Phono stages Group Test - Conclusion

Article Index
Phono stages Group Test
ANT Audio Kora 3T Ltd
Trichord Diablo NC
Icon Audio PS3
Holfi Batt2RIAA
Anatek MCR
All Pages


This group was a very mixed bag and contained a few surprises. The thing that became really obvious to me was the division of the contenders into two camps, based on presentational style. The A.N.T., Icon and Holfi are all what I could describe as “dancer’s phono stages”. They all transmitted rhythms in a totally seductive manner. The Lehmann, Trichord and Anatek were more cerebral in their sound, or "listener's phono stages". They didn’t invite the listener to move so much, but instead offered a chance to look at what was on offer, and almost peruse it in slow motion. I think you, dear reader, can guess which I found more appealing to my aural taste buds - but this isn't to say that you might take a different view, of course.


The worst part of writing a group test is the inevitable ranking of items in order of perceived performance. The question of fair criteria when dealing with such a wide bandwidth of pricing can be vexed, but judging on performance alone, and then making adjustments for the price results in the following line up.


In sixth place comes the Lehmann Black Cube Statement. At its price point it offers a very flexible package that gives good value for money, but it is a base model and the limitations of its capabilities soon come to the fore when pushed by complex musical passages. It is fine in its own right, but makes the point that it is worth spending more, as there’s a lot more performance available if you can possibly afford it.


In fifth place I put the Anatek. This will surprise some, given Adam Smith’s tremendous enthusiasm for it in last month’s issue of Hi-Fi World, but in my system and for my tastes I found it simply too revealing. It’s a stunning performer, but still spends too much time obsessing over the minute detail in the sound rather than relaying it as a cohesive whole. I know it is the most expensive unit here, and over five times the price of the Lehmann, so there is a vast chasm between the two regarding everything from bandwidth to imaging. But they proved almost extremes of one another. The relentless insight and analytical detail of the Anatek, in my system at any rate, was too much. This is a fascinating ‘hi-fi case in point’, as it shows you exactly why you should listen to equipment before you buy. Don't in any way take this as criticism of the Anatek, which is superb in its way, rather the ranking shows how different listeners can come to alternative conclusions about the suitability of kit to them and their systems.


In fourth place comes the Trichord Diablo. Although it shared many of the traits of the Anatek, it was a little more restrained, and would I feel be easier to match into many systems. It’s a very impressive device, and I feel a little overlooked recently. Those wanting a grippy, insightful phono stage to ‘wake up’ an otherwise oversmooth system would love this, and should avoid the following two...


The first podium position goes to the A.N.T. Audio Kora 3T Ltd. I loved the sheer musicality of this unassuming little box; it entices the listener into the music in a totally unforced way that’s as effortless as it is beguiling.
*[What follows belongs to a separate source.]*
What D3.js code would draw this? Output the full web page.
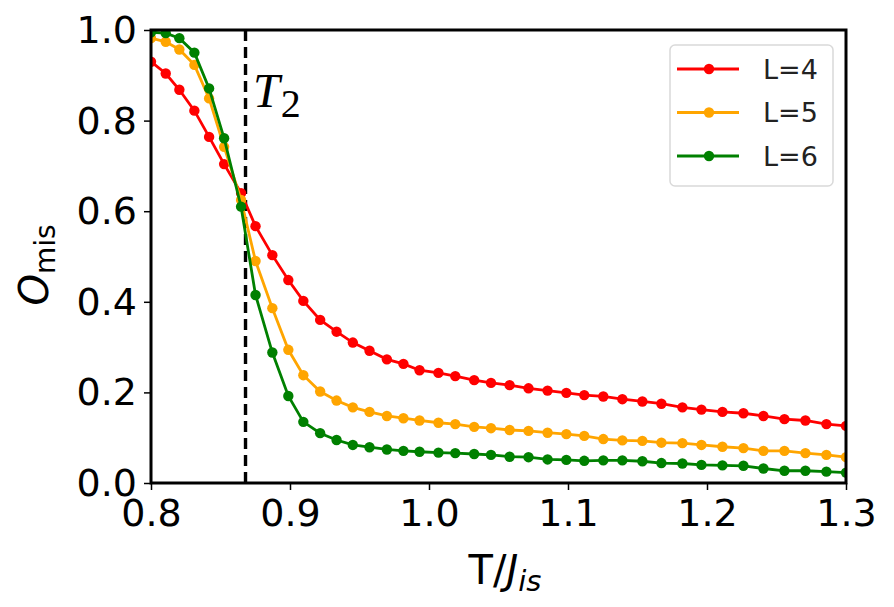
<!DOCTYPE html>
<html><head><meta charset="utf-8">
<script src="https://cdn.jsdelivr.net/npm/d3@7"></script>
<style>body{margin:0;background:#fff}svg{display:block}</style>
</head><body>
<svg id="chart" width="894" height="607"></svg>
<script>
const temps = [0.800,0.8106,0.8204,0.8312,0.8418,0.8526,0.8648,0.8752,0.8873,0.8988,
  0.9096,0.9217,0.9335,0.9452,0.9572,0.9697,0.9816,0.9932,1.0068,1.0189,
  1.0325,1.0446,1.0580,1.0716,1.0853,1.0988,1.1117,1.1254,1.1391,1.1535,
  1.1672,1.1823,1.1960,1.2111,1.2262,1.2406,1.2557,1.2708,1.2859,1.300];
const omisL4 = [0.930,0.904,0.868,0.822,0.764,0.704,0.640,0.567,0.503,0.448,
  0.402,0.360,0.334,0.310,0.292,0.273,0.263,0.249,0.243,0.236,
  0.227,0.221,0.216,0.209,0.204,0.199,0.194,0.191,0.185,0.180,
  0.175,0.167,0.162,0.157,0.154,0.148,0.141,0.138,0.130,0.126];
const omisL5 = [0.982,0.974,0.957,0.923,0.849,0.742,0.625,0.490,0.386,0.294,
  0.238,0.202,0.182,0.167,0.157,0.148,0.143,0.138,0.133,0.130,
  0.124,0.121,0.117,0.115,0.111,0.108,0.104,0.097,0.094,0.093,
  0.089,0.088,0.084,0.080,0.077,0.071,0.071,0.066,0.062,0.057];
const omisL6 = [0.995,0.993,0.982,0.950,0.871,0.761,0.610,0.415,0.288,0.192,
  0.135,0.110,0.095,0.084,0.079,0.074,0.071,0.069,0.067,0.066,
  0.064,0.062,0.058,0.057,0.052,0.051,0.049,0.050,0.050,0.048,
  0.044,0.043,0.040,0.039,0.038,0.032,0.027,0.027,0.025,0.023];
const seriesNames = ["L=4","L=5","L=6"];
const seriesColors = ["#ff0000","#ffa500","#008000"];
const xTicks = [0.8,0.9,1.0,1.1,1.2,1.3];
const yTicks = [0.0,0.2,0.4,0.6,0.8,1.0];
const T2 = 0.868;

const series = [omisL4, omisL5, omisL6].map((vals,i)=>({
  name: seriesNames[i], color: seriesColors[i],
  pts: vals.map((v,j)=>({t: temps[j], v}))
}));

const svg = d3.select("#chart");
const L = 151, R = 846, T = 30, B = 483;
const x = d3.scaleLinear().domain([0.8,1.3]).range([L,R]);
const y = d3.scaleLinear().domain([0,1]).range([B,T]);

svg.append("defs").append("clipPath").attr("id","clip")
  .append("rect").attr("x",L).attr("y",T).attr("width",R-L).attr("height",B-T);

const plot = svg.append("g").attr("clip-path","url(#clip)");
const line = d3.line().x(d=>x(d.t)).y(d=>y(d.v));

// dashed T2 line
plot.append("line").attr("x1",x(T2)).attr("x2",x(T2)).attr("y1",T).attr("y2",B)
  .attr("stroke","#000").attr("stroke-width",3.4).attr("stroke-dasharray","11,6");

series.forEach(s=>{
  plot.append("path").datum(s.pts).attr("d",line).attr("fill","none")
    .attr("stroke",s.color).attr("stroke-width",2.8);
  plot.selectAll(null).data(s.pts).enter().append("circle")
    .attr("cx",d=>x(d.t)).attr("cy",d=>y(d.v)).attr("r",5.2).attr("fill",s.color);
});

// axes
const fontTick = "'DejaVu Sans', sans-serif";
const xAxis = d3.axisBottom(x).tickValues(xTicks).tickFormat(d3.format(".1f")).tickSize(7).tickPadding(9);
const yAxis = d3.axisLeft(y).tickValues(yTicks).tickFormat(d3.format(".1f")).tickSize(7).tickPadding(7);
const gx = svg.append("g").attr("transform",`translate(0,${B})`).call(xAxis);
const gy = svg.append("g").attr("transform",`translate(${L},0)`).call(yAxis);
[gx,gy].forEach(g=>{
  g.select(".domain").remove();
  g.selectAll(".tick line").attr("stroke","#000").attr("stroke-width",1.5);
  g.selectAll(".tick text").attr("fill","#000").style("font-family",fontTick).style("font-size","38px");
});
gx.selectAll(".tick text").attr("dy","0.72em");
gy.selectAll(".tick text").attr("dy","0.33em");

// frame
svg.append("rect").attr("x",L).attr("y",T).attr("width",R-L).attr("height",B-T)
  .attr("fill","none").attr("stroke","#000").attr("stroke-width",3);

// T2 label
const t2 = svg.append("text").attr("x",253).attr("y",107)
  .style("font-family","'Liberation Serif','Times New Roman',serif").attr("fill","#000");
t2.append("tspan").style("font-style","italic").style("font-size","48px").text("T");
t2.append("tspan").style("font-size","40px").attr("dy",10).attr("dx",1).text("2");

// x label
const xl = svg.append("text").attr("x",505).attr("y",584).attr("text-anchor","middle")
  .style("font-family",fontTick).style("font-size","40px").attr("fill","#000");
xl.append("tspan").text("T/");
xl.append("tspan").style("font-style","italic").text("J");
xl.append("tspan").style("font-style","italic").style("font-size","29px").attr("dy",7).text("is");

// y label
const yl = svg.append("text").attr("transform","translate(48,265) rotate(-90)")
  .attr("text-anchor","middle").style("font-family",fontTick).style("font-size","40px").attr("fill","#000");
yl.append("tspan").style("font-style","italic").text("O");
yl.append("tspan").style("font-size","28px").attr("dy",7).text("mis");

// legend
const lg = svg.append("g");
lg.append("rect").attr("x",670).attr("y",45).attr("width",163).attr("height",141).attr("rx",5)
  .attr("fill","#fff").attr("fill-opacity",0.8).attr("stroke","#d9d9d9").attr("stroke-width",1.5);
series.forEach((s,i)=>{
  const yy = 69 + i*43.5;
  lg.append("line").attr("x1",677).attr("x2",739).attr("y1",yy).attr("y2",yy)
    .attr("stroke",s.color).attr("stroke-width",2.8);
  lg.append("circle").attr("cx",709).attr("cy",yy).attr("r",5.2).attr("fill",s.color);
  lg.append("text").attr("x",763).attr("y",yy).attr("dy","0.36em")
    .style("font-family",fontTick).style("font-size","27px").attr("fill","#222").text(s.name);
});
</script>
</body></html>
Especially given the price of £775, I feel the Kora 3T offers something a bit special to the listener, but do remember its deep, dark tonality won’t go down well in less incisive systems. Editor DP’s system is one of the most explicit I’ve heard, and the Kora worked brilliantly in this, but with smoother set-ups it may sound bland.


The question of second place caused me some serious consideration. The similarities in performance between the Icon and the Holfi didn’t make life easy, but the latter finally ended up in second place on the grounds of its lack of a mono switch, and the slightly greater weight and punch exhibited by the Icon Audio when the musical going got really tough. It’s a brilliant bit of kit, the Holfi, so try it if you possibly can.


The Icon Audio PS3 just scraped first place by a whisker. A close race and from an unexpected source. Based on previous experience of DC powered phono stages, I wouldn’t have expected one to match the Icon in any way apart from smoothness. However, a truly awesome performance from the Danish visitor gave the Leicester contender a few breathless moments before being just pipped at the post.

So does spending more bring more? Well, broadly speaking yes, but it’s too difficult to generalise. The A.N.T. Kora punches the most above its price and could soon be even more potent with the forthcoming new power supply that’s just been announced. The Lehmann represents a good starting point but seems a little off the pace these days. The most expensive here, the Anatek was startling, but simply didn’t ‘float my boat’, and the same could be said for the Trichord to a lesser extent. Ultimately I felt that the second and third most expensive units here offered the best combination of price, performance and facilities – so full marks to the Holfi and Icon Audio. The trouble with conclusions like this of course is that music tastes, systems, room acoustics and sonic proclivities are all very individual things – so the advice is as ever, go out and listen for yourself!